Pact between sheriff’s office, CCA to end
Education and life skills programs will come to the jail via satellite.
YOUNGSTOWN — The 14-year business relationship between the Mahoning County Sheriff’s Office and the Community Corrections Association will end the last business day of this month.
Since 1994, CCA has provided academic instruction and life skills training for Mahoning County jail inmates. Its offerings have included substance abuse education, anger management, domestic violence prevention, parenting classes and remedial classroom driving instruction to get driver’s licenses reinstated.
After CCA leaves, the jail will offer the programming for inmates using newly installed satellite reception equipment and software, said Alki Santamas, director of jail services in the sheriff’s office.
In a May 2 letter to the Mahoning County commissioners and county Administrator George J. Tablack, Richard J. Billak announced his agency would terminate its $110,000-a-year contact with the county May 30.
Billak said the decision stems from the resignation of Pamela Miles, CCA’s jail services director, effective May 28, because of what Billak called the “tenuous” nature of the association’s jail contract and Sheriff Randall A. Wellington’s requests to terminate it.
Under these circumstances, Billak said CCA is “not in a position to recruit and replace her position.” Miles has been with the association for 14 years and served as its jail services director for the past 10 years.
Although he said he had no complaints about the quality of CCA services, Wellington complained in a news conference last October about the cost of the association’s services and asked the county commissioners to fire the association.
The remaining two CCA staff members assigned to the jail program are exhausting their accrued vacation this month, and the association hopes to absorb them into its other programs as vacancies occur, Billak said.
“We regret the end of this relationship and wish we could have been more well-received and respected by the sheriff,” Billak wrote.
Wellington said he hadn’t seen Billak’s letter of termination until a reporter faxed it to him Wednesday. “I feel really bad about it. I should be the first one he should address,” the sheriff said. The sheriff was not listed on the letter as a recipient.
Santamas said he did not know the cost of installation of new equipment and software at the jail, but he said it was reduced because the jail already had a rooftop satellite dish and cabling for law enforcement instructional TV. He said the annual cost of the satellite programming for inmates will be $1,195.
In its manual, the Bureau of Adult Detention — the division of the Ohio Department of Rehabilitation and Corrections that oversees city and county jails — recommends the satellite approach to jail instruction and life skills programming, Santamas said. The programming received via satellite can be put on TV sets in day use areas or in classrooms in each of the jail’s inmate housing units or recorded for later use, Santamas said.
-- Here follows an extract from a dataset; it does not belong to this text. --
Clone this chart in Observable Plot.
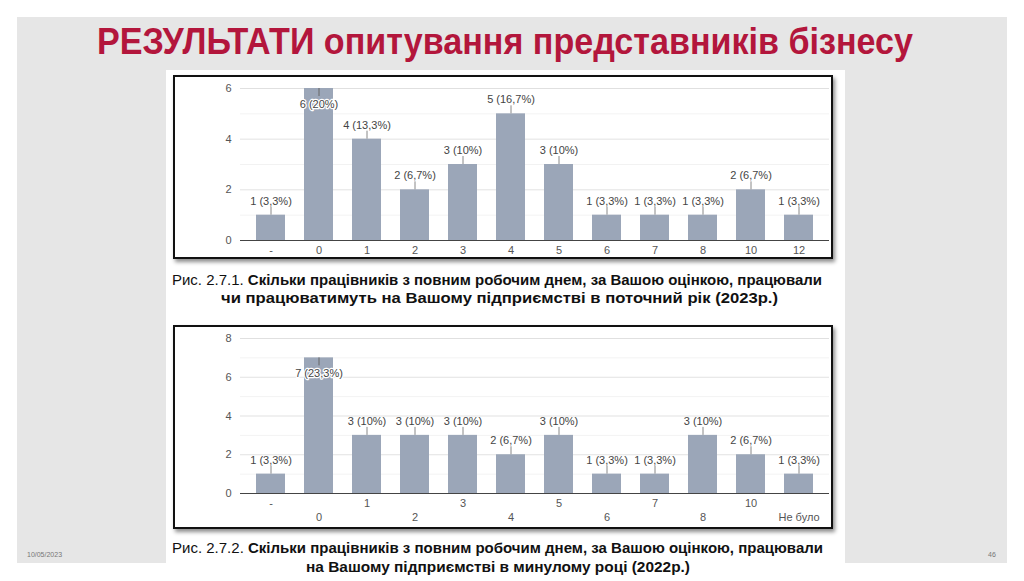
<!DOCTYPE html>
<html>
<head>
<meta charset="utf-8">
<script src="https://cdn.jsdelivr.net/npm/d3@7"></script>
<script src="https://cdn.jsdelivr.net/npm/@observablehq/plot@0.6"></script>
<style>
  html, body { margin: 0; padding: 0; background: #fff; }
  #slide { position: relative; width: 1024px; height: 581px; overflow: hidden; font-family: "Liberation Sans", Arial, sans-serif; }
  .grey { position: absolute; left: 17px; top: 17px; width: 990px; height: 546px; background: #e6e6e6; }
  .line { position: absolute; white-space: nowrap; transform-origin: 0 0; }
  .title { color: #b3163c; font-family: "Liberation Sans", Arial, sans-serif; font-weight: bold; font-size: 36px; line-height: 36px; }
  .panel { position: absolute; left: 166px; top: 70px; width: 679px; height: 520px; background: #fff; }
  .box { position: absolute; left: 173px; width: 660px; box-sizing: border-box; border: 2px solid #111; background: #fff; box-shadow: 2px 3px 4px rgba(0,0,0,0.45); }
  .box svg { display: block; }
  .cap { font-family: "Liberation Sans", Arial, sans-serif; font-size: 15.5px; line-height: 18px; color: #111; }
  .cap b { font-weight: bold; }
  .foot { position: absolute; font-size: 7px; color: #777; font-family: "Liberation Sans", sans-serif; }
</style>
</head>
<body>
<div id="slide">
  <div class="grey"></div>
  <div class="line title" data-x0="97" data-x1="913" style="top:24px;">РЕЗУЛЬТАТИ опитування представників бізнесу</div>
  <div class="panel"></div>
  <div class="box" id="box1" style="top:75px;height:184px;"></div>
  <div class="line cap" data-x0="172" data-x1="822" style="top:271px;">Рис. 2.7.1. <b>Скільки працівників з повним робочим днем, за Вашою оцінкою, працювали</b></div>
  <div class="line cap" data-x0="221" data-x1="778" style="top:289px;"><b>чи працюватимуть на Вашому підприємстві в поточний рік (2023р.)</b></div>
  <div class="box" id="box2" style="top:325px;height:204px;"></div>
  <div class="line cap" data-x0="172" data-x1="823" style="top:539px;">Рис. 2.7.2. <b>Скільки працівників з повним робочим днем, за Вашою оцінкою, працювали</b></div>
  <div class="line cap" data-x0="306" data-x1="690" style="top:558px;"><b>на Вашому підприємстві в минулому році (2022р.)</b></div>
  <div class="foot" style="left:27px;top:551px;">10/05/2023</div>
  <div class="foot" style="left:988px;top:551px;">46</div>
</div>
<script>
// ---- Data ----
const categories2023 = ["-", "0", "1", "2", "3", "4", "5", "6", "7", "8", "10", "12"];
const counts2023 = [1, 6, 4, 2, 3, 5, 3, 1, 1, 1, 2, 1];
const yTicks2023 = [0, 2, 4, 6];

const categories2022 = ["-", "0", "1", "2", "3", "4", "5", "6", "7", "8", "10", "Не було"];
const counts2022 = [1, 7, 3, 3, 3, 2, 3, 1, 1, 3, 2, 1];
const yTicks2022 = [0, 2, 4, 6, 8];

const totalRespondents = 30;

const barColor = "#9ba6b8";
const fmtPct = v => d3.format(".1~f")(v).replace(".", ",");

// fit text lines horizontally into their span
document.querySelectorAll(".line").forEach(el => {
  const x0 = +el.dataset.x0, x1 = +el.dataset.x1;
  el.style.left = x0 + "px";
  const w = el.getBoundingClientRect().width;
  el.style.transform = `scaleX(${(x1 - x0) / w})`;
});

function makeChart({cats, counts, yTicks, height, marginTop, marginBottom, staggered}) {
  const data = cats.map((c, i) => ({
    cat: c,
    n: counts[i],
    label: `${counts[i]} (${fmtPct(counts[i] / totalRespondents * 100)}%)`
  }));
  const yMax = d3.max(yTicks);
  const nMax = d3.max(counts);
  const top = data.filter(d => d.n === nMax);
  const rest = data.filter(d => d.n !== nMax);
  const gridAll = d3.range(1, yMax + 1);
  const axisMarks = staggered
    ? [
        Plot.axisX({ticks: cats.filter((d, i) => i % 2 === 0), tickSize: 0, tickPadding: 6, fontSize: 11, fill: "#555", label: null}),
        Plot.axisX({ticks: cats.filter((d, i) => i % 2 === 1), tickSize: 0, tickPadding: 20, fontSize: 11, fill: "#555", label: null})
      ]
    : [Plot.axisX({tickSize: 0, tickPadding: 6, fontSize: 11, fill: "#555", label: null})];
  return Plot.plot({
    width: 656,
    height,
    marginLeft: 65,
    marginRight: 2,
    marginTop,
    marginBottom,
    style: {fontFamily: "'Liberation Sans', Arial, sans-serif", fontSize: "11px", color: "#555", background: "#fff"},
    x: {domain: cats, paddingInner: 0.39, paddingOuter: 0.22, label: null},
    y: {domain: [0, yMax], label: null},
    marks: [
      Plot.gridY(gridAll, {stroke: "#000", strokeOpacity: 0.05}),
      Plot.gridY(yTicks.filter(t => t > 0), {stroke: "#000", strokeOpacity: 0.07}),
      Plot.axisY({ticks: yTicks, tickFormat: "d", tickSize: 0, tickPadding: 9, fontSize: 11, fill: "#555", label: null}),
      ...axisMarks,
      Plot.barY(data, {x: "cat", y: "n", fill: barColor}),
      Plot.ruleY([0], {stroke: "#444", strokeWidth: 1.2}),
      Plot.ruleX(rest, {x: "cat", y1: "n", y2: "n", insetBottom: 8, stroke: "#888", strokeWidth: 1}),
      Plot.text(rest, {x: "cat", y: "n", text: "label", dy: -14, fontSize: 11, fill: "#444"}),
      Plot.ruleX(top, {x: "cat", y1: "n", y2: "n", insetTop: 8, stroke: "#666", strokeWidth: 1}),
      Plot.text(top, {x: "cat", y: "n", text: "label", dy: 16, fontSize: 11, fill: "#444", stroke: "#fff", strokeWidth: 2.5, paintOrder: "stroke"})
    ]
  });
}

document.getElementById("box1").appendChild(makeChart({
  cats: categories2023, counts: counts2023, yTicks: yTicks2023,
  height: 180, marginTop: 11, marginBottom: 17, staggered: false
}));
document.getElementById("box2").appendChild(makeChart({
  cats: categories2022, counts: counts2022, yTicks: yTicks2022,
  height: 200, marginTop: 11, marginBottom: 34, staggered: true
}));
</script>
</body>
</html>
“We have to have it available for them, but it’s strictly voluntary for them to be enrolled in it,” he said of instructional and life skills programming.
Billak said CCA’s jail programs always use live instructors or facilitators, with audio visual materials as ancillary resources. He added that CCA has helped nearly 400 Mahoning County jail inmates receive their high school General Equivalency Diplomas since 1994. Nine of 10 Mahoning County jail inmates who took the GED test last week passed, he added.
“If you have a group of inmates sitting down in front of a TV, how do you differentiate what you’re teaching when one inmate reads at the fifth-grade level and the inmate next to him reads at a 10th- grade level?” Billak asked.
As for anger management programs, Billak, a licensed psychologist, said: “I see no way you can provide those types of programs without a professional facilitator.”
The Hamilton County jail in Cincinnati used satellite programming together with live instructors and facilitators, but later discontinued the satellite feed because officials there felt it was ineffective, Billak said.
After satellite programming replaces CCA, Santamas said the jail will use live instructors from the state’s Adult Basic Literacy Education program for academic instruction and a live instructor from One Stop to teach job readiness; and it will expand the use of volunteers for Alcoholics Anonymous and Narcotics Anonymous groups.
“This opportunity is going to allow us to expand our services and to save a substantial amount of money for the taxpayers,” said Maj. James Lewandowski.
Tablack and Commissioners Anthony T. Traficanti and John A. McNally IV declined to comment on Billak’s letter at a county commissioners’ meeting Tuesday.